C’était mon objectif depuis très longtemps. Alors j’ai travaillé fort pour y arriver, j’ai essayé de me dire que c’était possible, que j’allais pouvoir le faire, etc. Quand j’ai commencé à avoir du succès, j’ai ressenti un énorme soulagement et beaucoup de joie! Je ne sais pas si mon humour “bienveillant” répondait à un manque en France, mais ce qui est sûr c’est que Mouloud (Achour) a joué un rôle énorme aussi dans ma réussite. Il m’a apporté une visibilité de fou en me permettant de participer à son émission. Je suis très content d’avoir fini par trouver mon public.

Quand tu dis que t’as fait l’École nationale de l’humour, on te répond quoi en France?

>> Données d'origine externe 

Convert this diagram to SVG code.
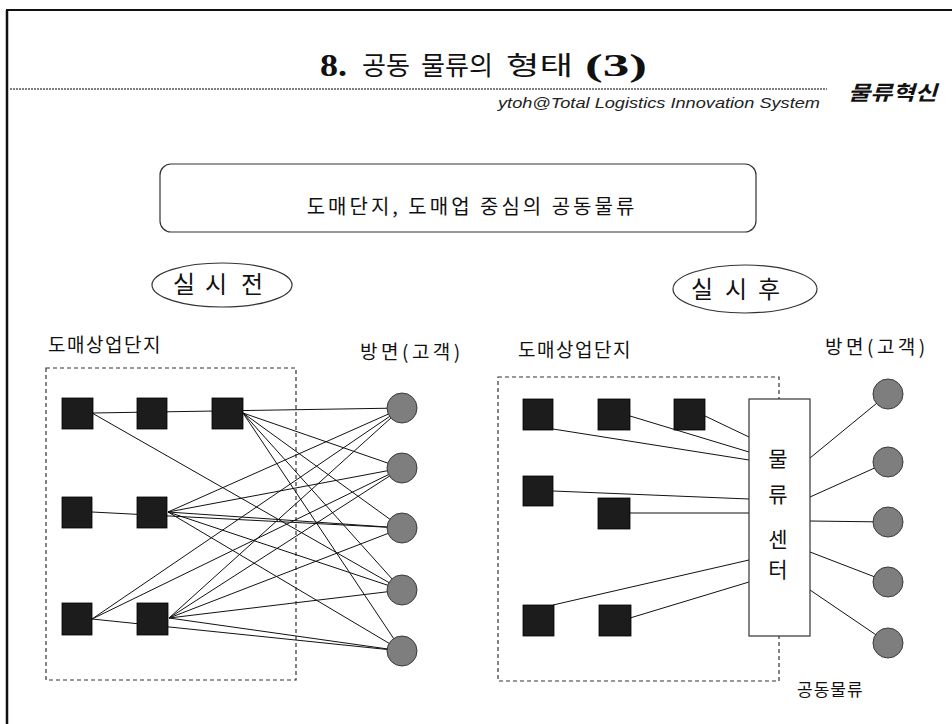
<svg xmlns="http://www.w3.org/2000/svg" width="952" height="724" viewBox="0 0 952 724">
<style>
.kr{font-family:"Noto Sans CJK KR","Noto Sans",sans-serif;fill:#111}
.tm{font-family:"Liberation Serif",serif;font-weight:bold;fill:#111}
.sq{fill:#1c1c1c;stroke:#000;stroke-width:0.8}
.ci{fill:#7e7e7e;stroke:#3a3a3a;stroke-width:1}
.ln{stroke:#111;stroke-width:1;fill:none}
.dash{fill:none;stroke:#333;stroke-width:1.2;stroke-dasharray:4 3}
</style>
<rect width="952" height="724" fill="#fff"/>
<g id="frame">
<line x1="6" y1="10" x2="952" y2="10" stroke="#111" stroke-width="2"/>
<line x1="7" y1="10" x2="7" y2="724" stroke="#111" stroke-width="2.5"/>
<line x1="10" y1="89" x2="827" y2="89" stroke="#555" stroke-width="1.5" stroke-dasharray="2 1"/>
</g>
<g id="title">
<text x="320" y="76" font-size="32" class="tm" textLength="27" lengthAdjust="spacingAndGlyphs">8.</text>
<text x="362" y="75" font-size="26" class="kr" textLength="48" lengthAdjust="spacingAndGlyphs">공동</text>
<text x="421" y="75" font-size="26" class="kr" textLength="72" lengthAdjust="spacingAndGlyphs">물류의</text>
<text x="506" y="75" font-size="26" class="kr" textLength="67" lengthAdjust="spacingAndGlyphs">형태</text>
<text x="585" y="76" font-size="32" class="tm" textLength="62" lengthAdjust="spacingAndGlyphs">(3)</text>
<text x="498" y="108" font-family="Liberation Sans,Arial,sans-serif" font-style="italic" font-size="14" fill="#222" textLength="322" lengthAdjust="spacingAndGlyphs">ytoh@Total Logistics Innovation System</text>
<text x="848" y="100" class="kr" font-size="20" font-weight="bold" font-style="italic" textLength="89" lengthAdjust="spacingAndGlyphs">물류혁신</text>
</g>
<g id="banner">
<rect x="160" y="164" width="596" height="68" rx="11" fill="#fff" stroke="#333" stroke-width="1.2"/>
<text x="472" y="214" class="kr" font-size="20" letter-spacing="3" text-anchor="middle">도매단지, 도매업 중심의 공동물류</text>
</g>
<g id="before-label">
<ellipse cx="222" cy="285" rx="70" ry="22" fill="#fff" stroke="#333" stroke-width="1.2"/>
<text y="293" class="kr" font-size="24"><tspan x="173">실</tspan><tspan x="205">시</tspan><tspan x="241">전</tspan></text>
</g>
<g id="after-label">
<ellipse cx="745" cy="289" rx="72" ry="24" fill="#fff" stroke="#333" stroke-width="1.2"/>
<text y="298" class="kr" font-size="24"><tspan x="691">실</tspan><tspan x="725">시</tspan><tspan x="758">후</tspan></text>
</g>
<g id="labels">
<text x="48" y="352" class="kr" font-size="19" letter-spacing="1.5">도매상업단지</text>
<text x="360" y="359" class="kr" font-size="19" letter-spacing="3.5">방면(고객)</text>
<text x="518" y="357" class="kr" font-size="19" letter-spacing="1.5">도매상업단지</text>
<text x="825" y="354" class="kr" font-size="19" letter-spacing="3.5">방면(고객)</text>
<text x="797" y="696" class="kr" font-size="17" letter-spacing="1">공동물류</text>
</g>
<g id="left-area"><rect x="46" y="368" width="250" height="312" class="dash"/></g>
<g id="right-area"><rect x="498" y="377" width="281" height="304" class="dash"/></g>
<g id="connectors">
<path class="ln" d="M92,413 L402,408 M92,413 L402,590 M243,413 L402,468 M243,413 L402,528 M243,413 L402,590 M243,413 L402,651 M92,512 L402,528 M168,512 L402,408 M168,512 L402,468 M168,512 L402,528 M168,512 L402,590 M168,512 L402,651 M92,619 L402,408 M92,619 L402,468 M92,619 L402,651 M169,618 L402,408 M169,618 L402,468 M169,618 L402,528 M169,618 L402,590 M169,618 L402,651"/>
<path class="ln" d="M553,429 L749,460 M630,416 L749,452 M705,416 L749,437 M553,491 L749,499 M630,513 L749,513 M553,605 L749,560 M630,618 L749,582 M810,458 L888,394 M810,497 L888,462 M810,521 L888,522 M810,552 L888,582 M810,590 L888,643"/>
</g>
<g id="left-wholesalers">
<rect id="L11" x="62" y="398" width="31" height="31" class="sq"/>
<rect id="L12" x="137" y="398" width="30" height="31" class="sq"/>
<rect id="L13" x="212" y="398" width="31" height="31" class="sq"/>
<rect id="L21" x="62" y="497" width="30" height="31" class="sq"/>
<rect id="L22" x="137" y="497" width="30" height="31" class="sq"/>
<rect id="L31" x="62" y="603" width="30" height="32" class="sq"/>
<rect id="L32" x="137" y="603" width="31" height="32" class="sq"/>
</g>
<g id="left-customers">
<circle cx="402" cy="408" r="15" class="ci"/>
<circle cx="402" cy="468" r="15" class="ci"/>
<circle cx="402" cy="528" r="15" class="ci"/>
<circle cx="402" cy="590" r="15" class="ci"/>
<circle cx="402" cy="651" r="15" class="ci"/>
</g>
<g id="right-wholesalers">
<rect x="523" y="399" width="30" height="31" class="sq"/>
<rect x="598" y="399" width="32" height="31" class="sq"/>
<rect x="674" y="399" width="31" height="31" class="sq"/>
<rect x="523" y="476" width="30" height="30" class="sq"/>
<rect x="598" y="498" width="32" height="31" class="sq"/>
<rect x="523" y="605" width="31" height="31" class="sq"/>
<rect x="599" y="605" width="32" height="31" class="sq"/>
</g>
<g id="center">
<rect x="749" y="399" width="61" height="237" fill="#fff" stroke="#333" stroke-width="1.2"/>
<text class="kr" font-size="21" text-anchor="middle"><tspan x="778" y="466">물</tspan><tspan x="778" y="502">류</tspan><tspan x="778" y="547">센</tspan><tspan x="778" y="577">터</tspan></text>
</g>
<g id="right-customers">
<circle cx="888" cy="394" r="15" class="ci"/>
<circle cx="888" cy="462" r="15" class="ci"/>
<circle cx="888" cy="522" r="15" class="ci"/>
<circle cx="888" cy="582" r="15" class="ci"/>
<circle cx="888" cy="643" r="15" class="ci"/>
</g>
</svg>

Les gens rigolent! Ce concept d’école du rire les fait marrer. En France, il y en a beaucoup qui auraient aimé la faire surtout pour apprendre toutes ces notions théoriques, avoir un endroit où tu peux vraiment créer avec des gens ultra bienveillants, généreux où on te donne une bonne mentalité de travail. Moi ça a forgé toute ma méthodologie de travail, ça me permet encore de me remettre en question quotidiennement. J’aime le niveau d’exigence qu’il y a ici, en fait. Ça va me servir toute ma vie. Même hier, à L’Abreuvoir, j’ai vu que ça allait beaucoup plus vite qu’en France: les gens sont tellement plus productifs, ils écrivent plus, la recherche d’efficacité est énorme. En plus de ça, au Québec, la quantité d’humoristes qui ont un vrai bon niveau est très grande, c’est fou ce qui se passe ici. J’aime beaucoup cette mentalité nord-américaine qui dit “fais des efforts et tu auras des résultats”, alors qu’en France c’est plus “ça va être difficile, il faut connaître des gens, il faut de la chance” (rires).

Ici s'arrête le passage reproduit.